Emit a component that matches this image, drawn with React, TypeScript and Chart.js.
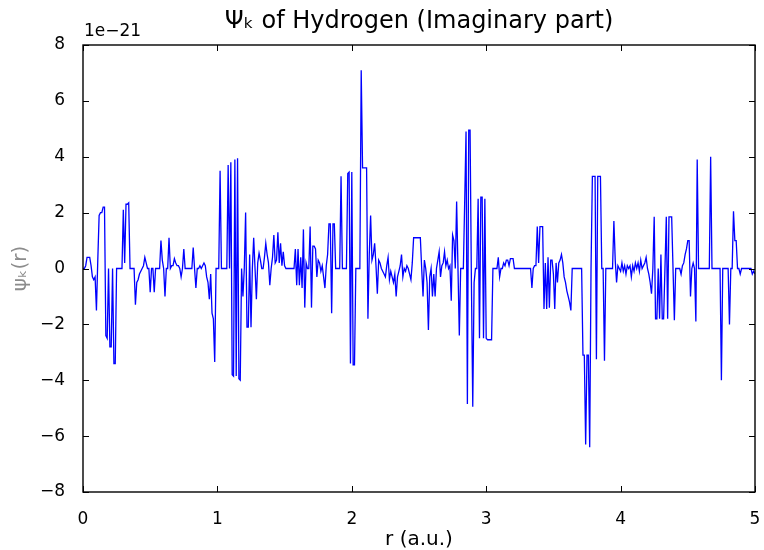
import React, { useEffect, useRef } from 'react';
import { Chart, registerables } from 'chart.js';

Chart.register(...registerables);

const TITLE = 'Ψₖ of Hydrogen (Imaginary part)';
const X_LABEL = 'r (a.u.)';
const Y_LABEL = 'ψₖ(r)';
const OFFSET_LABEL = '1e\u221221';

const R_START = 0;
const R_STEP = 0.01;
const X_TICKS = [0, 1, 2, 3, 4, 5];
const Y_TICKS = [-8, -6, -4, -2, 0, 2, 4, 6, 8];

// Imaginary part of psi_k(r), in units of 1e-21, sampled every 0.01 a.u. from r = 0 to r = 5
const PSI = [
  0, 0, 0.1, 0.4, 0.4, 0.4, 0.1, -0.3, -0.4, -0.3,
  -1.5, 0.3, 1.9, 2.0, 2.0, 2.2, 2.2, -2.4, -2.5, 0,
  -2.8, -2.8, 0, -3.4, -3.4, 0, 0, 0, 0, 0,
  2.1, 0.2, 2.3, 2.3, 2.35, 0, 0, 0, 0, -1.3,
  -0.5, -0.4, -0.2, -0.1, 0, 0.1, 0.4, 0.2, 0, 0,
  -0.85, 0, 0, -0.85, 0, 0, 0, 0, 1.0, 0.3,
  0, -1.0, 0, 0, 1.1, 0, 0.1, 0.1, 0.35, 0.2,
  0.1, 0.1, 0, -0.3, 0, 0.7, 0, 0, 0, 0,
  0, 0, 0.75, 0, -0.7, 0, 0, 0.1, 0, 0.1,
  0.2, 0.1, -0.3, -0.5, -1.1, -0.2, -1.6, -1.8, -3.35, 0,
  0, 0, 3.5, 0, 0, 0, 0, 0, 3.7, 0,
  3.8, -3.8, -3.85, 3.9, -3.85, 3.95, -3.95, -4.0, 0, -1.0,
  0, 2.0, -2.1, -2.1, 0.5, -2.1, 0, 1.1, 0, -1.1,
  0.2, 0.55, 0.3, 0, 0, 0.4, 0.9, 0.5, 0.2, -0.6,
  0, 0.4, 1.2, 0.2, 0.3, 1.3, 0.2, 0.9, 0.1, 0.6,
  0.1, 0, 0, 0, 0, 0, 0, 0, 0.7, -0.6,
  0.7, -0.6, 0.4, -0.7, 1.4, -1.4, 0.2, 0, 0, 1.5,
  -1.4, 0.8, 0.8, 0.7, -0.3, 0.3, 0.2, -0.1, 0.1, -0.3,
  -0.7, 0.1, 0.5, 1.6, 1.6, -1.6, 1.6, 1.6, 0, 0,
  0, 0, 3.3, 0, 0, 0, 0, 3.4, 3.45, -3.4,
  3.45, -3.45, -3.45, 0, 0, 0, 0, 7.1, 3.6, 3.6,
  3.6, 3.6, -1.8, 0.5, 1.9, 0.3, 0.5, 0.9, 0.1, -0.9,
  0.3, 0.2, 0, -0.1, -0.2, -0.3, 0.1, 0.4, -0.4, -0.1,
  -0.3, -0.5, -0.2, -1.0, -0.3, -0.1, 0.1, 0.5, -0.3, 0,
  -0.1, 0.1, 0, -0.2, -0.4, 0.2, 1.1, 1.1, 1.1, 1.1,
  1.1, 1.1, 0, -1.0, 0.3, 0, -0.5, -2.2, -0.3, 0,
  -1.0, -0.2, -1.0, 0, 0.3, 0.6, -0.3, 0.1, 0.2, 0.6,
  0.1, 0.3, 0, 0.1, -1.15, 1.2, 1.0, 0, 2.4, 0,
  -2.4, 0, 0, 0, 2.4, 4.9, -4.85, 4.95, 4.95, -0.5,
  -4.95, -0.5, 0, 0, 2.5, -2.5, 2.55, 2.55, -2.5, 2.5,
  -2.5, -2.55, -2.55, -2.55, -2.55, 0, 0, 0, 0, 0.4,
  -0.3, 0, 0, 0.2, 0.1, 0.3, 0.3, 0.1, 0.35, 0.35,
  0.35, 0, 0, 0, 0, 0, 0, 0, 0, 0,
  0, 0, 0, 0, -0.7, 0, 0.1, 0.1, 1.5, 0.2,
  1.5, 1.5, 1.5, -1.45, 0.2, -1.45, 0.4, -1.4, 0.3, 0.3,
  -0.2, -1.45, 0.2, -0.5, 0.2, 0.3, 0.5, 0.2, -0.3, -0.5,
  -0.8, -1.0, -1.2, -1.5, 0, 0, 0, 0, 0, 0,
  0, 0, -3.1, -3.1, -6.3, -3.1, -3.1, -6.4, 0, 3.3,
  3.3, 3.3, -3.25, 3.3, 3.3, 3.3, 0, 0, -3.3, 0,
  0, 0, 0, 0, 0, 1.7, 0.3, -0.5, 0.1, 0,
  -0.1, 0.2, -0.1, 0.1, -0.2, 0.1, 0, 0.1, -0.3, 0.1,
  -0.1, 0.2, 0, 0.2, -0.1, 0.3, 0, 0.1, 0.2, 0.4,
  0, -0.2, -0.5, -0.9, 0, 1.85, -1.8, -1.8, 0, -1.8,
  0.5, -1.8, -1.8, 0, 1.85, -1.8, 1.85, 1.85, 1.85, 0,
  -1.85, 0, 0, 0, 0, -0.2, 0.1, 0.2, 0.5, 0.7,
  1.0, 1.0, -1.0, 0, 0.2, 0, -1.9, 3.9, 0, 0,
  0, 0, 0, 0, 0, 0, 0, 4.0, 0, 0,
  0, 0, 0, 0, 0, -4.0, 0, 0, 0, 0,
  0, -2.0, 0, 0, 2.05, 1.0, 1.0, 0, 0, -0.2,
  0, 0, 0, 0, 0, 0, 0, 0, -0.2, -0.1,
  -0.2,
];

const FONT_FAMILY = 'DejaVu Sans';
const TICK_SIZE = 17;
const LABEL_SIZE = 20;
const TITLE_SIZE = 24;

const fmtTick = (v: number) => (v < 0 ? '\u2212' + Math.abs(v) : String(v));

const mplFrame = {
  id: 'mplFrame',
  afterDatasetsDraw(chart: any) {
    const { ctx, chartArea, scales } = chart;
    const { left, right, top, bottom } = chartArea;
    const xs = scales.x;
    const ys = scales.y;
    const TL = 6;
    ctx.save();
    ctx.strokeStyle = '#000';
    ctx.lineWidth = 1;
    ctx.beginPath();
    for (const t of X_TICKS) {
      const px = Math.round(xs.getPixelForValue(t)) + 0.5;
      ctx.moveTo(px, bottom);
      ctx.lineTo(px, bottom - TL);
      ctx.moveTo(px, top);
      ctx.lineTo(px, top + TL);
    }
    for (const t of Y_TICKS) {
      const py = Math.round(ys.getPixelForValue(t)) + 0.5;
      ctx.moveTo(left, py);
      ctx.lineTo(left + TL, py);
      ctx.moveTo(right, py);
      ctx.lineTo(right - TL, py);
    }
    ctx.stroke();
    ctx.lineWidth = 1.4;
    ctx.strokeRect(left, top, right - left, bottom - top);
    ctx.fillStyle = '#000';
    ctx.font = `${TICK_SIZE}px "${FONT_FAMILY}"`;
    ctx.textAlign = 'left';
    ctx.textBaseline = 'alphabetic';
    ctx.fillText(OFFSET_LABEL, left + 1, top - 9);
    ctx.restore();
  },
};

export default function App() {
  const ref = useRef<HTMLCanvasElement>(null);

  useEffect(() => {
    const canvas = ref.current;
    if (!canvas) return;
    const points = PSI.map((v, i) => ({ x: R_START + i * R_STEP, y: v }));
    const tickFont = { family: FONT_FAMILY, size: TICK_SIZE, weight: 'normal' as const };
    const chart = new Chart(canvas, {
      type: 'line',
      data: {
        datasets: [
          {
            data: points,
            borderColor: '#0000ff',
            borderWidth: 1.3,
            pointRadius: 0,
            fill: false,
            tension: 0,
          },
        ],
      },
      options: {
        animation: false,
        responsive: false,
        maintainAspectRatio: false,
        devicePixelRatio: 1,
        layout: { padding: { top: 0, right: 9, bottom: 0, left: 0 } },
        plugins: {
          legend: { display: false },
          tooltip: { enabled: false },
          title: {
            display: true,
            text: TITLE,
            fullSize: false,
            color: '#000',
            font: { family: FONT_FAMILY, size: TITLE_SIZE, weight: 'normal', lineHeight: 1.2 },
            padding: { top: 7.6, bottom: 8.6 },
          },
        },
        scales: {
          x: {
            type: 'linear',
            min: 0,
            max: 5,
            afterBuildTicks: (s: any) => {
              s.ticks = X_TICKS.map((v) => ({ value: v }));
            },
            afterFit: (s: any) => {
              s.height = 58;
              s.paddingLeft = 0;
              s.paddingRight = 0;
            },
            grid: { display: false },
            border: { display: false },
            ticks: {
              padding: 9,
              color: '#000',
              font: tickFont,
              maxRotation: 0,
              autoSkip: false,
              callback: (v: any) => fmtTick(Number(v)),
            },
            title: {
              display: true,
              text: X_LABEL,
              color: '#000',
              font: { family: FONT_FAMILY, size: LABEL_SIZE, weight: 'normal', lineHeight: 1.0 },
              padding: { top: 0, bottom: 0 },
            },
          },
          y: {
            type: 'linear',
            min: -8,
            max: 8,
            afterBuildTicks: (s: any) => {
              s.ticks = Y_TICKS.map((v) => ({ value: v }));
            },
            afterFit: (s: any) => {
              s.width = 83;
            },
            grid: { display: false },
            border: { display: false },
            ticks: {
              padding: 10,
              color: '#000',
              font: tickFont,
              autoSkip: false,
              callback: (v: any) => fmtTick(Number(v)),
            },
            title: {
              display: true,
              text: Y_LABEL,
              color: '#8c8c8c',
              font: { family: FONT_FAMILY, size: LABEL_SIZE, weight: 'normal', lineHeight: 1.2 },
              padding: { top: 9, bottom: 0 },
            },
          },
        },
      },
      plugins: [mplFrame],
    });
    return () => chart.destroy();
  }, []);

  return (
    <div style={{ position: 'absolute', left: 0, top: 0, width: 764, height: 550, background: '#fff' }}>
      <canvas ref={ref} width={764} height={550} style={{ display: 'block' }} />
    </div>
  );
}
□ □ □ □
- Exercise requirements
From the first line of the listing above, repeat every line through the one holding "0, 2, 4, 6, 8];". Both ends count, and pictures stay out.

- Final answer
Emit a component that matches this image, drawn with React, TypeScript and Chart.js.
import React, { useEffect, useRef } from 'react';
import { Chart, registerables } from 'chart.js';

Chart.register(...registerables);

const TITLE = 'Ψₖ of Hydrogen (Imaginary part)';
const X_LABEL = 'r (a.u.)';
const Y_LABEL = 'ψₖ(r)';
const OFFSET_LABEL = '1e\u221221';

const R_START = 0;
const R_STEP = 0.01;
const X_TICKS = [0, 1, 2, 3, 4, 5];
const Y_TICKS = [-8, -6, -4, -2, 0, 2, 4, 6, 8];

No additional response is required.